I used a Priority Queue for the final version, but I also made a version that uses a Vector.
This was done to emphasize the difference in execution time between the two data structures.

Using a priority queue, we have close to $O(nlog(n))$ in complexity.
Using a vector, we have $O(n^2)$ complexity.

Execution times

The program was executed 20 times, half of which used vectors and the other half used a priority queue to build the Huffman Tree.

It’s worth mentioning that the file I used (king_james.txt) is around 4MiB and 100224 (one hundred thousand two hundred twenty-four) lines, which resulted in fake results due to the small elapsed times (resulting in an also small standard deviation). The results may have been tainted by random function calls by the processor (e.g. background processes).

In order to get more accurate results, this program should be run using a bigger text file (e.g. the Wikipedia Front Page).

Executing using a vector

Execution no.	Elapsed time (in microseconds)
1	194
2	188
3	188
4	186
5	189
6	188
7	188
8	194
9	187
10	194
sum	189.6

Executing using a Priority Queue (Min Heap)

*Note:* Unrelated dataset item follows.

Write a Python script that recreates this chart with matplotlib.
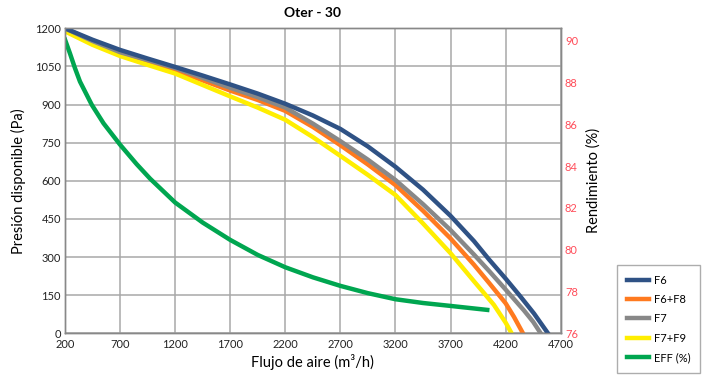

Execution no.	Elapsed time (in microseconds)
1	24
2	27
3	28
4	27
5	28
6	27
7	28
8	29
9	28
10	28
sum	27.4

Results

After 10 executions each:

Data Structure	Elapsed Time ($\mu$)
Vector	189.6 microseconds (0.0001896 seconds)
Priority Queue	27.4 microseconds (0.0000274 seconds)

Even with tainted results, it’s clear to see that using a priority queue is much faster than using a std::vector.